Written by Sarah Gancher
Directed by Danya Taymor
Reviewed by David Roberts
Theatre Reviews Limited
“I like being able to define my species. And so I guess for the Seagull I don’t know anything, I’m an outside observer, but I think They found the beauty in being outside They made a place where they could define themselves.” Aisha/Nar
The thirty-something Jewish Bohemians in “The Place We Built,” currently running at the Flea Theater, who in 2001 established the Seagull (based on the true story of the Siraly) as a safe haven in Budapest gather in 2013 to decide whether they will – as ordered by the police – vacate their safe house or take a stand and hold up in the Seagull. Maria (Sonia Mena) announces to those assembled they have only 38 hours to make their decision – the decision that will change their lives forever. Do they take a stand or move on? These are the enduring and essential questions raised by Sarah Gancher in the world premiere of her high-energy, politically relevant play.
Ms. Gancher uses interviews (characters interviewing others and themselves) and flashbacks to establish exposition and to develop her characters. While these conventions clearly establish the political history of Budapest and the significant struggle of Jewish citizens to secure safety and acceptance, neither the interviews nor the multitude of flashbacks successfully develop the play’s characters as they define themselves in 2001 or in 2013 when the Seagull is shuttered “until further notice, maybe permanently.” Unfortunately, the firebrand Zoltan (Ash McNair) and his band of protestors remain shallow and flat making it difficult to care for them or for the important decisions they have to make.

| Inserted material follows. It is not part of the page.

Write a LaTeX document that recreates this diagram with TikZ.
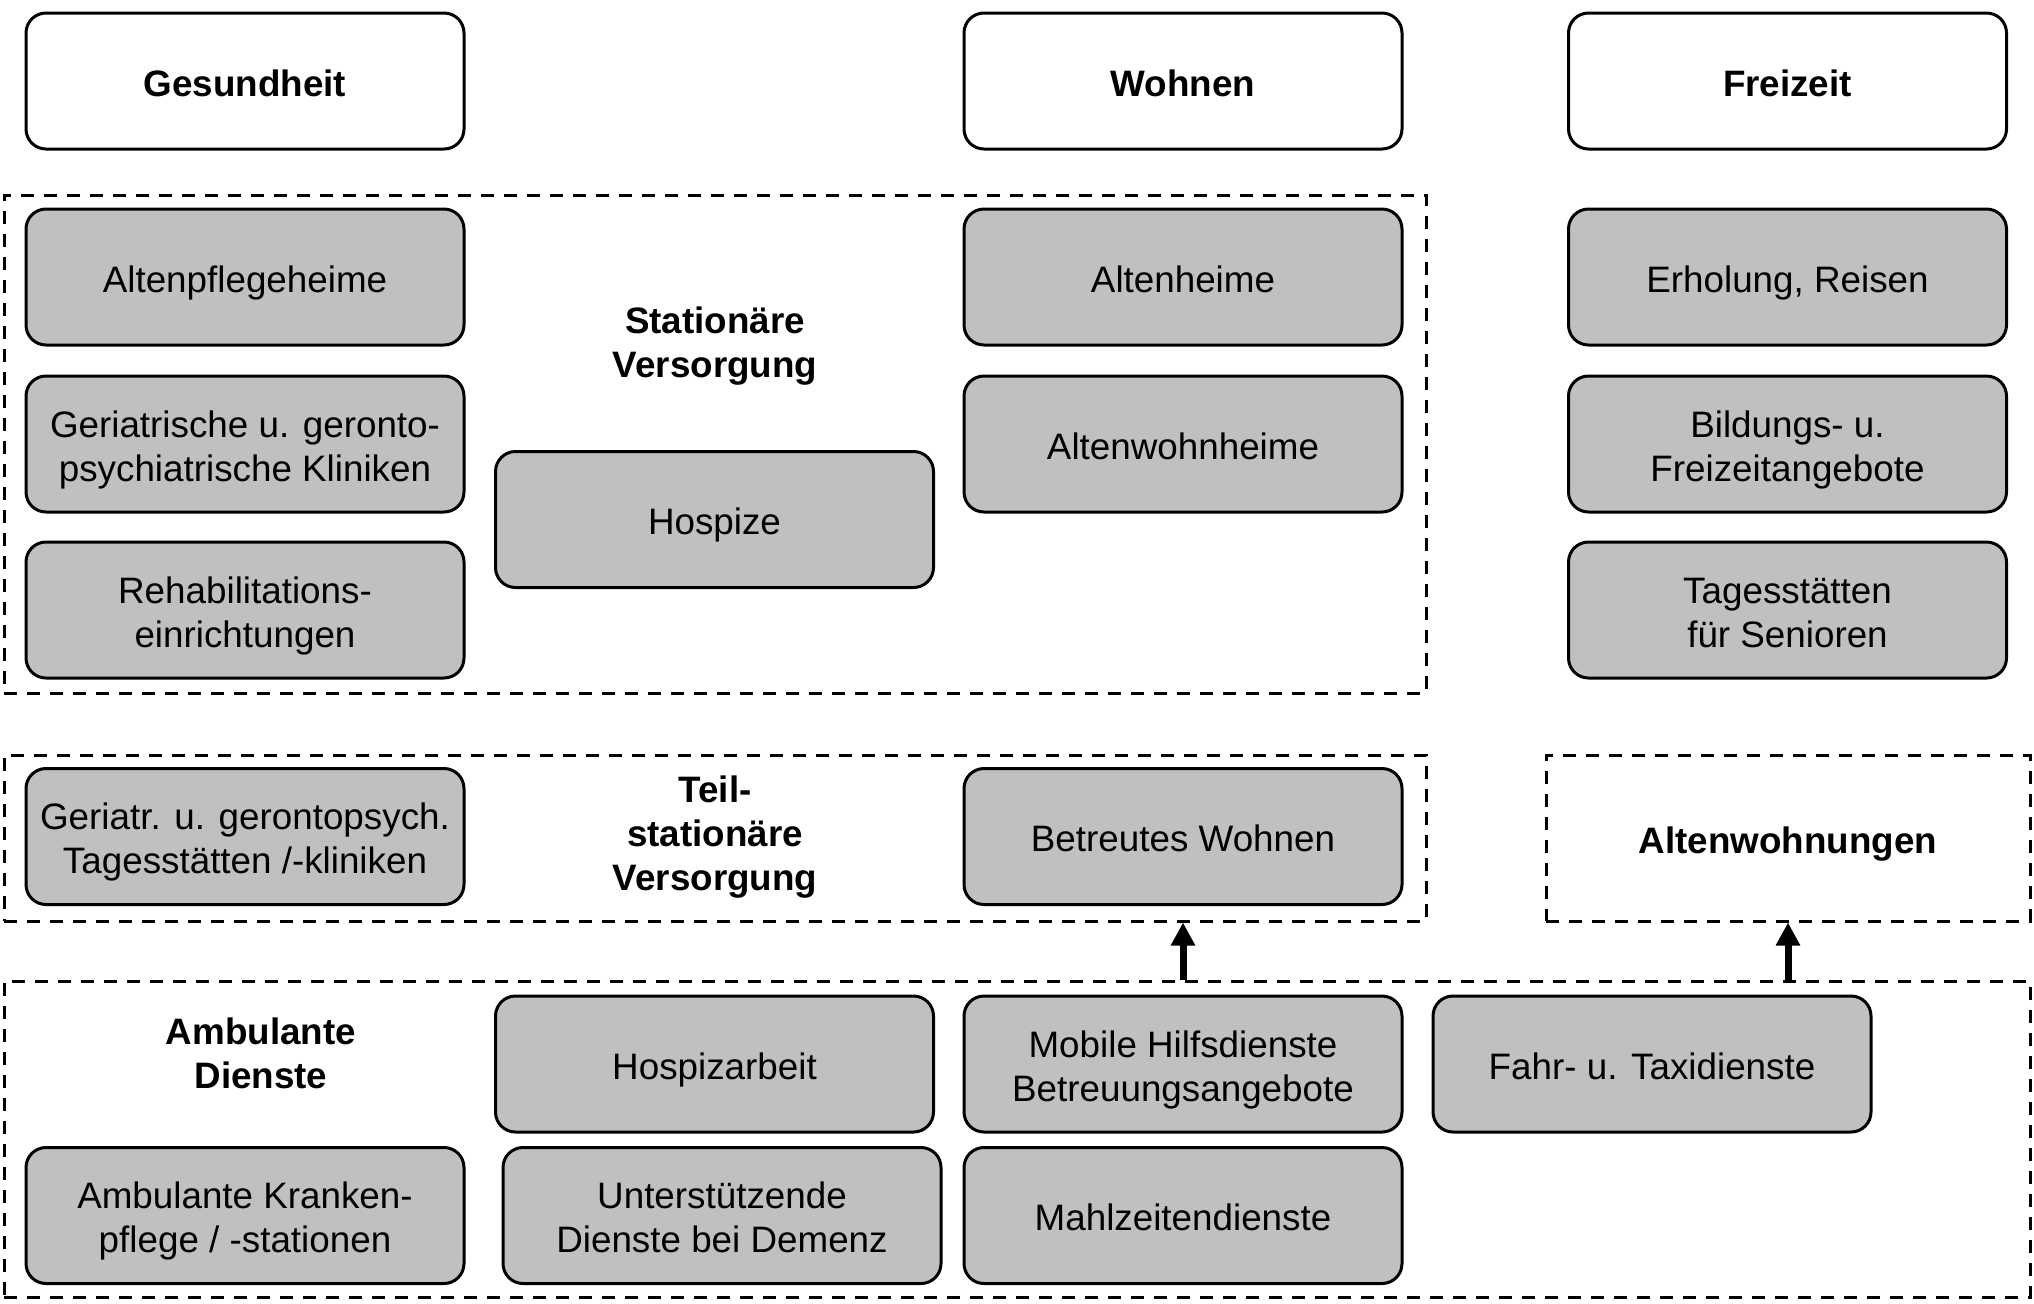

The cast of “The Place We Built” is uniformly competent and compelling. Danya Taymor’s direction is uneven and often leaves the cast swarming across the stage to a form a mosh pit. Arnulfo Maldonado’s set is cleverly squeezed into the Flea’s small playing space and works quite well although part of the set requires a third of the audience to twist around if it wants to see the action or face forward and listen in only.
The strength of “The Place We Built” lies in its theme of resistance and transformation. Zoltan’s description of the zeal of the young people who gather at the closing and dismantling of the Seagull is chilling and haunting. Near the end of the play, Julia (Cleo Gray) confesses to Zoltan, “And I know the world is complicated. Everything is s**t. I don’t care. We have to keep trying. Things can change. I am changing.”
It is this youthful penchant for chasing hope that makes “The Place We Built” engaging and relevant and worth the visit.